7 Conclusion and Future Work

In this work we have presented an approach towards the management of heterogeneous process collections containing business processes that correspond to various practices and domains, a challenge that large organizations face today.

More specifically, we believe that this work contributes an essential step towards the systematic management of business artefacts (domain-specific concepts, domain processes and BPMN) which are at the core of our vision for BPM. It does so by introducing a unified semantic layer (and hence inference capabilities) on top of domain-specific concepts as well as external concepts inherent to BPMN-based tools, which intrinsically do not allow this kind of principled representation. We envisage that such an approach will provide the foundation for novel search capabilities as well as consistency checks across the organisation’s business processes, in ways that could not be achieved with current approaches without laborious and ad hoc human work, not scalable at the enterprise level. An illustrative example was provided that demonstrated the applicability of our approach.

Semantic-based management of business process artefacts should eventually enable to manage and qualify business processes for consistency at the enterprise level. Corresponding searchable repositories of business artefacts would provide up-to-date view of the organisation’s business processes to all concerned stakeholders.

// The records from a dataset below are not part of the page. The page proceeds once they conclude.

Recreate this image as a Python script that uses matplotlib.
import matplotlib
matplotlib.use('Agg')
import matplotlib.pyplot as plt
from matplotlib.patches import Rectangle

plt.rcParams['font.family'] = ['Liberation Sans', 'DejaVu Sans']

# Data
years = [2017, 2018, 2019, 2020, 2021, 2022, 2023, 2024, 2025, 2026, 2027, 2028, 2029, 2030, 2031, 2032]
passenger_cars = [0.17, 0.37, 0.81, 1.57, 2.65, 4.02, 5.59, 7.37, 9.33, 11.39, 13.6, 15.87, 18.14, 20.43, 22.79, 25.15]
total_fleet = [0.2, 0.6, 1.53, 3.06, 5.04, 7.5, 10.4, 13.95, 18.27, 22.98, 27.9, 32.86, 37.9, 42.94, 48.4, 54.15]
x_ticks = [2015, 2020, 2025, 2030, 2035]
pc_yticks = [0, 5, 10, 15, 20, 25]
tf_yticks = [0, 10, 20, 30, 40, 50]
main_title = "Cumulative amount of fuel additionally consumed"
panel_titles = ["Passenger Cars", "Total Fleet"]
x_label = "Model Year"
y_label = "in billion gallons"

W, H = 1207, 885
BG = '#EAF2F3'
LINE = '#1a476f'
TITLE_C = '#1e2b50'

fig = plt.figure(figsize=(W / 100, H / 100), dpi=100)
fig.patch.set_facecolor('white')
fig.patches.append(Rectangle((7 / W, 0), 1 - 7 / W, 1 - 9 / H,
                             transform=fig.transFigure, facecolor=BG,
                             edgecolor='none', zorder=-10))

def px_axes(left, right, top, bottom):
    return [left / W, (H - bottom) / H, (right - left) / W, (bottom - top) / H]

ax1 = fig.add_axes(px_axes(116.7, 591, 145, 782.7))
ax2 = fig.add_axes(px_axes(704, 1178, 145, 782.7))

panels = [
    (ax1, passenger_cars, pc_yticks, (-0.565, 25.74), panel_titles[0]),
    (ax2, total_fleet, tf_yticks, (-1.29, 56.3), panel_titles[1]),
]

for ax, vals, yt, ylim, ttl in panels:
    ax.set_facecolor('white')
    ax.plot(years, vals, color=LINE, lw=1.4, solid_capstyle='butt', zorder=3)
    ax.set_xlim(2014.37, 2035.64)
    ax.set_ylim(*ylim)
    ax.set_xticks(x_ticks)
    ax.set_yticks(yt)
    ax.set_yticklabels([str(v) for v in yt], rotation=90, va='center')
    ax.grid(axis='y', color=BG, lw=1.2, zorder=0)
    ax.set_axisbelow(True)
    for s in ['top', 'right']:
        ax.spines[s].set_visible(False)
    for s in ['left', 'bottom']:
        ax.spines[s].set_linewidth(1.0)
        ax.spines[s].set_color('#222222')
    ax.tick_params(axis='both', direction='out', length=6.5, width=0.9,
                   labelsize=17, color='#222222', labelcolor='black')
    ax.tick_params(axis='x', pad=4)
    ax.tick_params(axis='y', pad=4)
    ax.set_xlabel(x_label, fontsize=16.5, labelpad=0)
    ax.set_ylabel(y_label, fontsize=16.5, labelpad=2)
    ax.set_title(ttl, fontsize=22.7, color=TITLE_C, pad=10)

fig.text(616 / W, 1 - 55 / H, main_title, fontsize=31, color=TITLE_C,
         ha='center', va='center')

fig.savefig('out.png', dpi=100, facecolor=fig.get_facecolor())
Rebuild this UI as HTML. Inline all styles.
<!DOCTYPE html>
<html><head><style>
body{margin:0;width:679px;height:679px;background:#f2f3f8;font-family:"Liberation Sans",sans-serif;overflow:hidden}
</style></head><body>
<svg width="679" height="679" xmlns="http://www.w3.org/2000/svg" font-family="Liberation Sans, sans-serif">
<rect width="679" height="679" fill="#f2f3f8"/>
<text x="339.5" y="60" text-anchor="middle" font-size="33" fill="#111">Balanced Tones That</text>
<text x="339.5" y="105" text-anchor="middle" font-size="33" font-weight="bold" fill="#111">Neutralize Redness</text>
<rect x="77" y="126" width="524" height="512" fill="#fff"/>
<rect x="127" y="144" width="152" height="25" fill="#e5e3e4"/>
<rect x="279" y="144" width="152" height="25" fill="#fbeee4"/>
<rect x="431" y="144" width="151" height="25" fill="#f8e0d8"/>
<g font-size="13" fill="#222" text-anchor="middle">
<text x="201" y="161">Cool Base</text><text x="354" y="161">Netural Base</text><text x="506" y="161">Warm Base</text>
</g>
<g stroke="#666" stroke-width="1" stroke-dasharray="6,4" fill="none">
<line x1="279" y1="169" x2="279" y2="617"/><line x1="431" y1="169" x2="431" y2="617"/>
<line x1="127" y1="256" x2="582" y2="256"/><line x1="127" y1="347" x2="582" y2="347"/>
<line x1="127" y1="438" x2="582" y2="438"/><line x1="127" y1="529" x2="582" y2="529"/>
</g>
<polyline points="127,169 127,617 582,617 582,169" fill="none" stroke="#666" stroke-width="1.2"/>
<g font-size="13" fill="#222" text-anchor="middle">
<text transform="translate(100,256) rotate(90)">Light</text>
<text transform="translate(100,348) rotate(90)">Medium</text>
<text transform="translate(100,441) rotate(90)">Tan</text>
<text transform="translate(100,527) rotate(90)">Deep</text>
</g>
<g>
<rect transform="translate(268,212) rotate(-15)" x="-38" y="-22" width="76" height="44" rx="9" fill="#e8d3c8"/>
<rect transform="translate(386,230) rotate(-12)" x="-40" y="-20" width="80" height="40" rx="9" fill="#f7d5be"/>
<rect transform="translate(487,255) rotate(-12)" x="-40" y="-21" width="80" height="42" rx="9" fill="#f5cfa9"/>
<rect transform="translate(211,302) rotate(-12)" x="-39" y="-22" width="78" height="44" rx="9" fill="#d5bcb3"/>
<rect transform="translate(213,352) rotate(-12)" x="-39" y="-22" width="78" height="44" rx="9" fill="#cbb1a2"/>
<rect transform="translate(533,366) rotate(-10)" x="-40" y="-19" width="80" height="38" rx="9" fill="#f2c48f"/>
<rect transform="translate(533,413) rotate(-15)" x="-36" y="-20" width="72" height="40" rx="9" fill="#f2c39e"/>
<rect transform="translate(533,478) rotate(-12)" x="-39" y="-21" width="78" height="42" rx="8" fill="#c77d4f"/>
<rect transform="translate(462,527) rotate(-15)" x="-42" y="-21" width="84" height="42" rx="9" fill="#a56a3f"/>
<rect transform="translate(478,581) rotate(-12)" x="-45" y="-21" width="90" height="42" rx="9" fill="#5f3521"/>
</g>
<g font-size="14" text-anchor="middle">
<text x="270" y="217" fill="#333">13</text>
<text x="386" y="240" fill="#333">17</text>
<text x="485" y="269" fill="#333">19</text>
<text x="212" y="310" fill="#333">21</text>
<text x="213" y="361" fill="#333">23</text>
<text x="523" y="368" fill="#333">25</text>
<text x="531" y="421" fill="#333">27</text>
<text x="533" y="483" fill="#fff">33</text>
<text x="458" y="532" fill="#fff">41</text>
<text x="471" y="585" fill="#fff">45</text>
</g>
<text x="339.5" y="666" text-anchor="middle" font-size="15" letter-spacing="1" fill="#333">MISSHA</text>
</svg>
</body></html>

Actually, we consider this work as the initial foundational brick that will enable further advances towards broader business architecture governance, as we anticipate that the semantic mechanisms introduced here can be further enriched, in order, for instance, to embed semantic bridges towards the IT layer (hence enabling search and inference mechanisms not restricted to business concepts but involving business concepts and IT capabilities altogether). Another path towards reinforcing the governance capabilities based on this approach would consist in enriching the proposed inter-layer connection bridge with execution information so as to consider evolutions in the overall business description enabled by this work.